Add the in-store data, and create a pattern of behavior, and a dashboard, to prepare the team for a closure, or for a reopening.
My take
These issues are no joke. Too many retailers are withholding important COVID-19 information from employees or customers - or not tracking that data properly. Yehiav told me an unsettling story about a store that had a few COVID-19 positive tests amongst employees. But the store's HR team told them not to say anything - contrary to the policy from headquarters. Instead of tracing the infections and informing customers, a very serious mistake was made, not to mention a breach in consumer/employee trust.

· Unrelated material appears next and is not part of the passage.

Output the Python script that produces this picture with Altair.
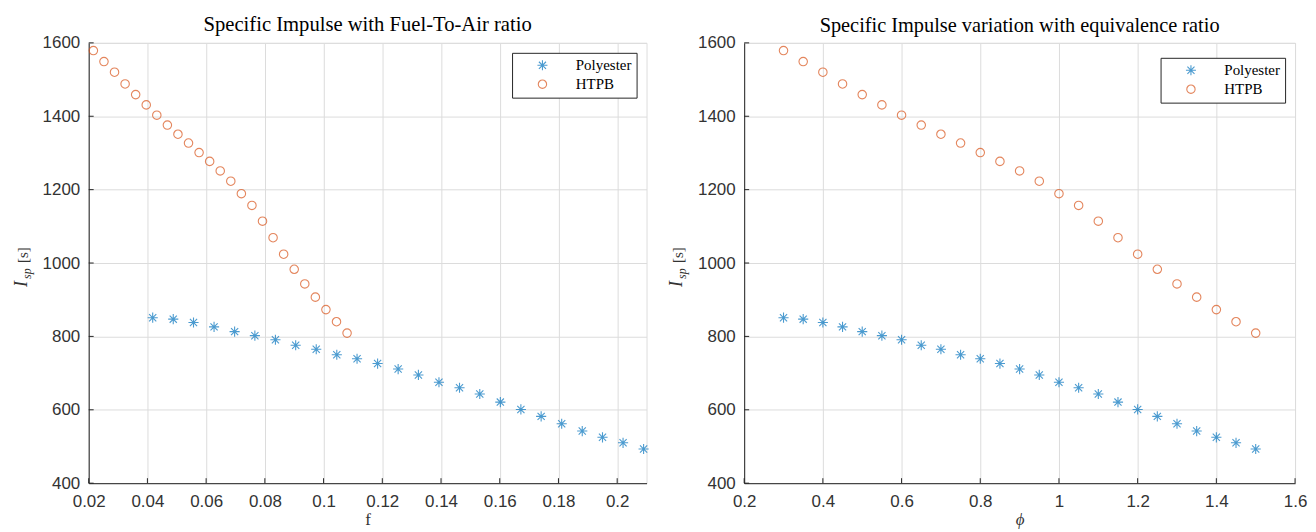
import altair as alt
import pandas as pd

# ---- data ----
phi = [0.30, 0.35, 0.40, 0.45, 0.50, 0.55, 0.60, 0.65, 0.70, 0.75, 0.80, 0.85, 0.90,
       0.95, 1.00, 1.05, 1.10, 1.15, 1.20, 1.25, 1.30, 1.35, 1.40, 1.45, 1.50]
f_htpb = [0.0216, 0.0252, 0.0288, 0.0324, 0.0360, 0.0396, 0.0432, 0.0468, 0.0504,
          0.0540, 0.0576, 0.0612, 0.0648, 0.0684, 0.0720, 0.0756, 0.0792, 0.0828,
          0.0864, 0.0900, 0.0936, 0.0972, 0.1008, 0.1044, 0.1080]
f_poly = [0.0418, 0.0488, 0.0557, 0.0627, 0.0697, 0.0766, 0.0836, 0.0905, 0.0975,
          0.1045, 0.1114, 0.1184, 0.1254, 0.1323, 0.1393, 0.1463, 0.1532, 0.1602,
          0.1672, 0.1741, 0.1811, 0.1881, 0.1950, 0.2020, 0.2090]
isp_htpb = [1579, 1549, 1520, 1488, 1459, 1431, 1403, 1376, 1351, 1327, 1301, 1277,
            1251, 1223, 1189, 1157, 1114, 1069, 1024, 983, 943, 907, 873, 840, 809]
isp_poly = [851, 847, 838, 826, 813, 802, 791, 776, 765, 750, 739, 726, 711, 695,
            675, 660, 643, 621, 601, 582, 562, 542, 525, 510, 493]
series = ["Polyester", "HTPB"]
x_ticks_left = [0.02, 0.04, 0.06, 0.08, 0.1, 0.12, 0.14, 0.16, 0.18, 0.2]
x_ticks_right = [0.2, 0.4, 0.6, 0.8, 1.0, 1.2, 1.4, 1.6]
y_ticks = [400, 600, 800, 1000, 1200, 1400, 1600]

left_df = pd.DataFrame({
    "x": f_poly + f_htpb,
    "y": isp_poly + isp_htpb,
    "series": ["Polyester"] * len(f_poly) + ["HTPB"] * len(f_htpb),
})
right_df = pd.DataFrame({
    "x": phi + phi,
    "y": isp_poly + isp_htpb,
    "series": ["Polyester"] * len(phi) + ["HTPB"] * len(phi),
})

STAR = "M0,-1.2L0,1.2M-1.2,0L1.2,0M-0.85,-0.85L0.85,0.85M-0.85,0.85L0.85,-0.85"
BLUE = "#0072BD"
ORANGE = "#D95319"
SERIF = "Liberation Serif"
SANS = "Liberation Sans"
H = 442
LBL = dict(labelFont=SANS, labelFontSize=17, labelColor="#333333", labelFlush=False,
           labelOverlap=False, ticks=False, grid=True, gridColor="#DCDCDC", gridWidth=1,
           domainColor="#262626", domainWidth=1)


def panel(df, xdomain, xticks, xtitle, xtitle_italic, title, tsize, width, lx, ly):
    leg = alt.Legend(orient="none", legendX=lx, legendY=ly, title=None, padding=5,
                     strokeColor="#262626", fillColor="white", labelFont=SERIF,
                     labelFontSize=15, labelColor="#000000", symbolSize=70,
                     symbolStrokeWidth=1.1, symbolOffset=18, labelOffset=26,
                     rowPadding=3, cornerRadius=0)
    xsc = alt.Scale(domain=xdomain, nice=False, zero=False)
    ysc = alt.Scale(domain=[400, 1600], nice=False, zero=False)
    pts = alt.Chart(df).mark_point(filled=False, size=72, strokeWidth=1.1).encode(
        x=alt.X("x:Q", scale=xsc,
                axis=alt.Axis(values=xticks, format="~g", title=xtitle,
                              titleFont=SERIF, titleFontSize=17,
                              titleFontStyle="italic" if xtitle_italic else "normal",
                              titleFontWeight="normal", titleColor="#333333",
                              titlePadding=2, labelPadding=10, **LBL)),
        y=alt.Y("y:Q", scale=ysc,
                axis=alt.Axis(values=y_ticks, format="d", title=None, labelPadding=9,
                              **LBL)),
        color=alt.Color("series:N", scale=alt.Scale(domain=series, range=[BLUE, ORANGE]),
                        legend=leg),
        shape=alt.Shape("series:N", scale=alt.Scale(domain=series, range=[STAR, "circle"]),
                        legend=leg),
    )
    # inward tick marks (MATLAB style)
    xt = alt.Chart(pd.DataFrame({"t": xticks})).mark_rule(color="#262626", strokeWidth=1).encode(
        x=alt.X("t:Q", scale=xsc), y=alt.value(H), y2=alt.value(H - 5))
    yt = alt.Chart(pd.DataFrame({"t": y_ticks})).mark_rule(color="#262626", strokeWidth=1).encode(
        y=alt.Y("t:Q", scale=ysc), x=alt.value(0), x2=alt.value(5))
    one = pd.DataFrame({"k": [0]})
    t_i = alt.Chart(one).mark_text(text="I", angle=270, align="left", baseline="alphabetic",
                                   font=SERIF, fontSize=18, fontStyle="italic",
                                   color="#333333").encode(
        x=alt.value(-62), y=alt.value(245))
    t_sp = alt.Chart(one).mark_text(text="sp", angle=270, align="left", baseline="alphabetic",
                                    font=SERIF, fontSize=12, fontStyle="italic",
                                    color="#333333").encode(
        x=alt.value(-58), y=alt.value(237))
    t_s = alt.Chart(one).mark_text(text="[s]", angle=270, align="left", baseline="alphabetic",
                                   font=SERIF, fontSize=15, color="#333333").encode(
        x=alt.value(-61), y=alt.value(221))
    return alt.layer(pts, xt, yt, t_i, t_sp, t_s).properties(
        width=width, height=H,
        title=alt.TitleParams(title, font=SERIF, fontSize=tsize, fontWeight="normal",
                              color="#000000", offset=-2, anchor="middle"),
    )


left = panel(left_df, [0.02, 0.21], x_ticks_left, "f", False,
             "Specific Impulse with Fuel-To-Air ratio", 20.7, 560, 425, 10)
right = panel(right_df, [0.2, 1.6], x_ticks_right, "ϕ", True,
              "Specific Impulse variation with equivalence ratio", 20.4, 553, 418, 15)

chart = alt.hconcat(left, right, spacing=16).properties(
    padding={"left": 4, "top": 4, "right": 0, "bottom": 0}
).resolve_scale(color="independent", shape="independent").configure_view(
    stroke="#DCDCDC", strokeWidth=1
).configure(background="white")

chart.save("out.html", embed_options={"renderer": "svg", "actions": False})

Yehiav's team wants to make sure that stores are diligent - and have the tools to make that diligence a reality.
Today, most of our customers are also using ZPA in order to push as soon as they get a COVID-19 positive. What is the protocol? How should we do it? The best way to manage the pandemic itself.
That's about as good an objective for retail analytics as I can think of. As retailers move from scrambling to react to COVID-19, now they have to figure out how to help us live with it. Analytics are tough for any number of reasons, from data quality to lack of historically-relevant data sets (see: Were supply chains exposed, or validated?). But this is the data conversation retailers need to be having.
End note: Zebra, which is never shy about acquisitions, completed the acquisition of workforce management vendor Reflexis in September. The integration of Reflexis will surely bolster their retail workforce offerings - a story to track.